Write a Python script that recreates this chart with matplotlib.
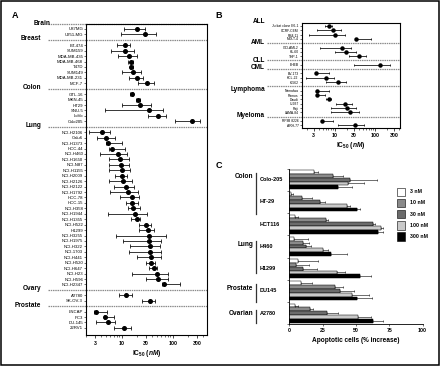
import matplotlib
matplotlib.use('Agg')
import matplotlib.pyplot as plt
from matplotlib.transforms import blended_transform_factory as btf
from matplotlib.patches import Rectangle
from matplotlib.ticker import NullFormatter, LogLocator
import numpy as np

plt.rcParams['font.family'] = ['Liberation Sans', 'DejaVu Sans']
plt.rcParams['mathtext.fontset'] = 'custom'
plt.rcParams['mathtext.rm'] = 'Liberation Sans:bold'
plt.rcParams['mathtext.bf'] = 'Liberation Sans:bold'
plt.rcParams['mathtext.it'] = 'Liberation Sans:bold:italic'

# ---------------- Panel A data (IC50, nM) ----------------
brain_lines = ['U87MG', 'U251-MG']
brain_ic50 = [20, 29]
brain_lo = [11.1, 9.5]
brain_hi = [29, 47.6]

breast_lines = ['BT-474', 'SUM159', 'MDA-MB-435', 'MDA-MB-468', 'T47D', 'SUM149', 'MDA-MB-231', 'MCF-7']
breast_ic50 = [11.4, 11.4, 14.1, 15.5, 15.5, 16.9, 20, 31.8]
breast_lo = [8.2, 6.2, 8.6, 13.1, 14.5, 10, 13.7, 20.9]
breast_hi = [14.7, 17.4, 19.7, 16.9, 16.5, 24.2, 25.8, 43.5]

colon_lines = ['GTL-16', 'MKN-45', 'HT29', 'SNU-5', 'LoVo', 'Colo205']
colon_ic50 = [15.8, 20.6, 23.1, 34.7, 52.2, 239]
colon_lo = [14.8, 18.8, 10.1, 4.8, 32.3, 111]
colon_hi = [16.8, 22.6, 37, 63.6, 74, 348]

lung_lines = ['NCI-H2106', 'Calu6', 'NCI-H1373', 'HCC-44', 'NCI-H460', 'NCI-H1650', 'NCI-N87',
              'NCI-H1155', 'NCI-H2009', 'NCI-H2126', 'NCI-H2122', 'NCI-H1792', 'HCC-78', 'HCC-15',
              'NCI-H358', 'NCI-H1944', 'NCI-H1355', 'NCI-H522', 'H1299', 'NCI-H3255', 'NCI-H1975',
              'NCI-H322', 'NCI-1703', 'NCI-H441', 'NCI-H520', 'NCI-H647', 'NCI-H23', 'NCI-H596',
              'NCI-H2347']
lung_ic50 = [4.05, 4.86, 5.46, 6.6, 8.4, 9.4, 9.7, 10.0, 10.0, 10.8, 12.2, 13.1, 15.8, 16.2,
             16.9, 18.5, 20, 29.5, 32.3, 33.9, 34.7, 36.4, 36.4, 37.6, 37.6, 42.4, 48.5, 52.2, 67.5]
lung_lo = [2.29, 3.23, 5.0, 5.7, 3.8, 5.6, 5.6, 5.6, 7.5, 5.6, 7.0, 5.9, 9.4, 12.2,
           13.1, 5.5, 15, 21.5, 22.2, 7.7, 10.8, 14.7, 14.1, 20, 30.4, 33.9, 15.8, 30, 61]
lung_hi = [6.0, 7.5, 10.1, 11.4, 12.9, 13.9, 14.1, 14.4, 12.9, 15.9, 17.7, 20.6, 21.5, 20.6,
           23, 30.9, 23, 37.6, 43.5, 74, 58, 57, 59.9, 59.9, 46, 49, 82, 81, 141]

ovary_lines = ['A2780', 'SK-OV-3']
ovary_ic50 = [12.3, 35.8]
ovary_lo = [8.8, 24.6]
ovary_hi = [15.8, 46]

prostate_lines = ['LNCAP', 'PC3', 'DU-145', '22RV1']
prostate_ic50 = [3.1, 4.7, 5.3, 11.1]
prostate_lo = [2.9, 4.5, 3.2, 7.0]
prostate_hi = [5.2, 7.1, 7.5, 14.9]

A_groups = [
    ('Brain', brain_lines, brain_ic50, brain_lo, brain_hi),
    ('Breast', breast_lines, breast_ic50, breast_lo, breast_hi),
    ('Colon', colon_lines, colon_ic50, colon_lo, colon_hi),
    ('Lung', lung_lines, lung_ic50, lung_lo, lung_hi),
    ('Ovary', ovary_lines, ovary_ic50, ovary_lo, ovary_hi),
    ('Prostate', prostate_lines, prostate_ic50, prostate_lo, prostate_hi),
]

# ---------------- Panel B data (IC50, nM) ----------------
all_lines = ['Jurkat clone E6-1', 'CCRF-CEM', 'RS4;11', 'MOLT-4']
all_ic50 = [7.2, 9.2, 10.4, 33.9]
all_lo = [5.8, 3.7, 2.25, 31.5]
all_hi = [8.6, 14.6, 18.4, 78.6]

aml_lines = ['OCI-AML2', 'HL-60', 'THP-1']
aml_ic50 = [15.2, 19.1, 40.2]
aml_lo = [4.3, 10.4, 22.3]
aml_hi = [25.9, 33.9, 59]

cll_lines = ['EHEB']
cll_ic50 = [134]
cll_lo = [29.7]
cll_hi = [238]

cml_lines = ['BV-173', 'KCL-22', 'K-562']
cml_ic50 = [3.5, 6.0, 12.3]
cml_lo = [3.3, 1.97, 6.0]
cml_hi = [7.1, 9.6, 18.8]

lymph_lines = ['Namalwa', 'Ramos', 'Daudi', 'U-937', 'Raji', 'LAMA-84']
lymph_ic50 = [3.6, 3.6, 7.1, 18.4, 20.6, 24]
lymph_lo = [3.4, 3.4, 6.2, 10.6, 7.9, 8.1]
lymph_hi = [7.1, 5.6, 8.1, 26.4, 33.9, 40.2]

myeloma_lines = ['RPMI 8226', 'ARH-77']
myeloma_ic50 = [4.9, 32.5]
myeloma_lo = [4.7, 12.3]
myeloma_hi = [9.0, 52.6]

B_groups = [
    ('ALL', all_lines, all_ic50, all_lo, all_hi),
    ('AML', aml_lines, aml_ic50, aml_lo, aml_hi),
    ('CLL', cll_lines, cll_ic50, cll_lo, cll_hi),
    ('CML', cml_lines, cml_ic50, cml_lo, cml_hi),
    ('Lymphoma', lymph_lines, lymph_ic50, lymph_lo, lymph_hi),
    ('Myeloma', myeloma_lines, myeloma_ic50, myeloma_lo, myeloma_hi),
]

ic_ticks = [3, 10, 30, 100, 300]
ic_ticklabels = ['3', '10', '30', '100', '300']

# ---------------- Panel C data (% apoptotic cells increase) ----------------
c_lines = ['Colo-205', 'HT-29', 'HCT116', 'H460', 'H1299', 'DU145', 'A2780']
c_tissues = ['Colon', 'Lung', 'Prostate', 'Ovarian']
c_conc = ['3 nM', '10 nM', '30 nM', '100 nM', '300 nM']
apo_3 = [18.75, 1.0, 4.5, 3.75, 6.25, 8.75, 4.25]
err_3 = [3, 1.5, 1.75, 10.5, 15, 8, 2]
apo_10 = [32.5, 9.25, 27.5, 10, 5, 34.25, 15.5]
err_10 = [8, 8, 1.25, 5, 9.5, 5.75, 2.5]
apo_30 = [45.75, 23, 63, 12.5, 10.5, 38, 28]
err_30 = [20, 3.75, 1.5, 3.75, 10, 10.75, 8.25]
apo_100 = [43.75, 43, 68.75, 25.5, 35.5, 47, 51.25]
err_100 = [12.5, 2.5, 1.5, 3.25, 6.25, 12.5, 10]
apo_300 = [36.25, 50.75, 66.25, 31.25, 53, 50.5, 63]
err_300 = [10.5, 2.25, 3.75, 11.75, 8.25, 11.5, 7.5]
c_ticks = [0, 25, 50, 75, 100]

# ---------------- layout ----------------
W, H = 440, 366
fig = plt.figure(figsize=(W / 100, H / 100), dpi=100)


def rect(l, t, r, b):
    return [l / W, 1 - b / H, (r - l) / W, (b - t) / H]


def forest(ax, groups, ms, cap, lab_fs, sep_x, grp_x, grp_dy, grp_xs=None, top_sep=True):
    ys, names, v, lo, hi, seps = [], [], [], [], [], []
    pos = 0
    for gi, (gname, lines, vals, lows, highs) in enumerate(groups):
        if gi > 0:
            pos += 1
        seps.append((gname, pos - 1))
        for n, a, l, h in zip(lines, vals, lows, highs):
            ys.append(pos); names.append(n); v.append(a); lo.append(l); hi.append(h)
            pos += 1
    v = np.array(v); lo = np.array(lo); hi = np.array(hi)
    ax.errorbar(v, ys, xerr=[v - lo, hi - v], fmt='o', color='black', ms=ms,
                elinewidth=0.55, capsize=cap, capthick=0.55, zorder=3)
    ax.set_xscale('log')
    ax.set_yticks(ys)
    ax.set_yticklabels(names, fontsize=lab_fs)
    ax.tick_params(axis='y', length=1.3, width=0.4, pad=0.8)
    tr = btf(ax.transAxes, ax.transData)
    for i, (gname, sy) in enumerate(seps):
        if i > 0 or top_sep:
            ax.plot([sep_x, 1], [sy, sy], transform=tr, clip_on=False, color='#8c8c8c',
                    lw=0.9, ls=(0, (1.2, 0.6)), zorder=1)
        gx = grp_x if grp_xs is None or gname not in grp_xs else grp_xs[gname]
        dy = grp_dy.get(gname, -0.2)
        ax.text(gx, sy + dy, gname, transform=tr, ha='right', va='center',
                fontsize=4.7, fontweight='bold')
    return pos


def style_log_x(ax, xlim):
    ax.set_xlim(*xlim)
    ax.set_xticks(ic_ticks)
    ax.set_xticklabels(ic_ticklabels, fontsize=3.8, fontweight='bold')
    ax.xaxis.set_minor_locator(LogLocator(base=10, subs=np.arange(2, 10)))
    ax.xaxis.set_minor_formatter(NullFormatter())
    ax.tick_params(axis='x', which='major', length=2, width=0.5, pad=2)
    ax.tick_params(axis='x', which='minor', length=1.2, width=0.4)
    for s in ax.spines.values():
        s.set_linewidth(0.8)
    ax.set_xlabel(r'IC$_{50}$ $\mathit{(nM)}$', fontsize=4.8, fontweight='bold', labelpad=1.5)


# Panel A
axA = fig.add_axes(rect(86, 23.5, 207, 335))
lastA = forest(axA, A_groups, ms=2.6, cap=1.2, lab_fs=3.1, sep_x=(48 - 86) / 121,
               grp_x=(41 - 86) / 121, grp_dy={'Brain': 0.0},
               grp_xs={'Brain': (50 - 86) / 121})
axA.set_ylim(lastA + 0.3, -1)
style_log_x(axA, (2, 470))

# Panel B
axB = fig.add_axes(rect(301.5, 23.3, 400, 127.7))
lastB = forest(axB, B_groups, ms=2.2, cap=1.0, lab_fs=2.4, sep_x=(267 - 301.5) / 98.5,
               grp_x=(265 - 301.5) / 98.5,
               grp_dy={'ALL': 0.0, 'AML': -0.1, 'CLL': 0.1, 'CML': -0.3,
                       'Lymphoma': 0.6, 'Myeloma': -0.2},
               top_sep=False)
axB.set_ylim(lastB - 0.45, -0.6)
style_log_x(axB, (1.5, 420))

# Panel C
axC = fig.add_axes(rect(289.3, 168.5, 422.6, 324.3))
c_vals = [apo_3, apo_10, apo_30, apo_100, apo_300]
c_errs = [err_3, err_10, err_30, err_100, err_300]
c_colors = ['white', '#8a8a8a', '#6b6b6b', '#c9c9c9', 'black']
bh = 0.17
idx = np.arange(len(c_lines))
for k, (vals, errs, col) in enumerate(zip(c_vals, c_errs, c_colors)):
    axC.barh(idx + (k - 2) * bh, vals, height=bh, color=col, edgecolor='black', linewidth=0.35,
             xerr=[np.zeros(len(vals)), errs],
             error_kw=dict(elinewidth=0.4, capsize=1.0, capthick=0.4, ecolor='black'))
axC.set_xlim(0, 100)
axC.set_ylim(6.5, -0.5)
axC.spines['top'].set_visible(False)
axC.spines['right'].set_visible(False)
for s in ('left', 'bottom'):
    axC.spines[s].set_linewidth(0.6)
axC.set_yticks(np.arange(-0.5, len(c_lines), 1))
axC.set_yticklabels([])
axC.tick_params(axis='y', length=1.5, width=0.4)
axC.set_xticks(c_ticks)
axC.set_xticklabels([str(t) for t in c_ticks], fontsize=3.8, fontweight='bold')
axC.tick_params(axis='x', length=1.5, width=0.4, pad=1.5)
axC.set_xlabel('Apoptotic cells (% increase)', fontsize=4.7, fontweight='bold', labelpad=2.5)
trC = btf(axC.transAxes, axC.transData)
for i, name in enumerate(c_lines):
    axC.text(-0.22, i, name, transform=trC, ha='left', va='center', fontsize=4, fontweight='bold')
c_spans = [(-0.31, 1.54), (2.75, 4.19), (4.7, 5.48), (5.84, 6.45)]
for tname, (y0, y1) in zip(c_tissues, c_spans):
    axC.plot([-0.25, -0.25], [y0, y1], transform=trC, clip_on=False, color='#333333', lw=0.9)
    axC.text(-0.27, y0 + 0.17, tname, transform=trC, ha='right', va='center',
             fontsize=4.7, fontweight='bold')

# Overlay in pixel coordinates: legend, panel letters, border
ax0 = fig.add_axes([0, 0, 1, 1])
ax0.set_xlim(0, W)
ax0.set_ylim(H, 0)
ax0.axis('off')
ax0.patch.set_visible(False)
leg_y = [191.7, 202.9, 214.1, 225.3, 236.5]
for lab, col, yc in zip(c_conc, c_colors, leg_y):
    ax0.add_patch(Rectangle((397, yc - 4.2), 8.3, 8.4, facecolor=col, edgecolor='black', lw=0.4))
    ax0.text(409.5, yc, lab, ha='left', va='center', fontsize=3.8, fontweight='bold')
for letter, x, y in [('A', 15.5, 15.5), ('B', 219, 15.5), ('C', 219, 165)]:
    ax0.text(x, y, letter, ha='center', va='center', fontsize=6.5, fontweight='bold')
ax0.add_patch(Rectangle((0.6, 0.6), W - 1.2, H - 1.2, fill=False, edgecolor='black', lw=1.1))

fig.savefig('out.png', dpi=100)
====
Repeat the listing above up to and including the line with "colon_hi = [16.8, 22.6, 37, 63.6, 74, 348]", starting from its first line. Drop any pictures.

SOLUTION TO THE PROBLEM:
Write a Python script that recreates this chart with matplotlib.
import matplotlib
matplotlib.use('Agg')
import matplotlib.pyplot as plt
from matplotlib.transforms import blended_transform_factory as btf
from matplotlib.patches import Rectangle
from matplotlib.ticker import NullFormatter, LogLocator
import numpy as np

plt.rcParams['font.family'] = ['Liberation Sans', 'DejaVu Sans']
plt.rcParams['mathtext.fontset'] = 'custom'
plt.rcParams['mathtext.rm'] = 'Liberation Sans:bold'
plt.rcParams['mathtext.bf'] = 'Liberation Sans:bold'
plt.rcParams['mathtext.it'] = 'Liberation Sans:bold:italic'

# ---------------- Panel A data (IC50, nM) ----------------
brain_lines = ['U87MG', 'U251-MG']
brain_ic50 = [20, 29]
brain_lo = [11.1, 9.5]
brain_hi = [29, 47.6]

breast_lines = ['BT-474', 'SUM159', 'MDA-MB-435', 'MDA-MB-468', 'T47D', 'SUM149', 'MDA-MB-231', 'MCF-7']
breast_ic50 = [11.4, 11.4, 14.1, 15.5, 15.5, 16.9, 20, 31.8]
breast_lo = [8.2, 6.2, 8.6, 13.1, 14.5, 10, 13.7, 20.9]
breast_hi = [14.7, 17.4, 19.7, 16.9, 16.5, 24.2, 25.8, 43.5]

colon_lines = ['GTL-16', 'MKN-45', 'HT29', 'SNU-5', 'LoVo', 'Colo205']
colon_ic50 = [15.8, 20.6, 23.1, 34.7, 52.2, 239]
colon_lo = [14.8, 18.8, 10.1, 4.8, 32.3, 111]
colon_hi = [16.8, 22.6, 37, 63.6, 74, 348]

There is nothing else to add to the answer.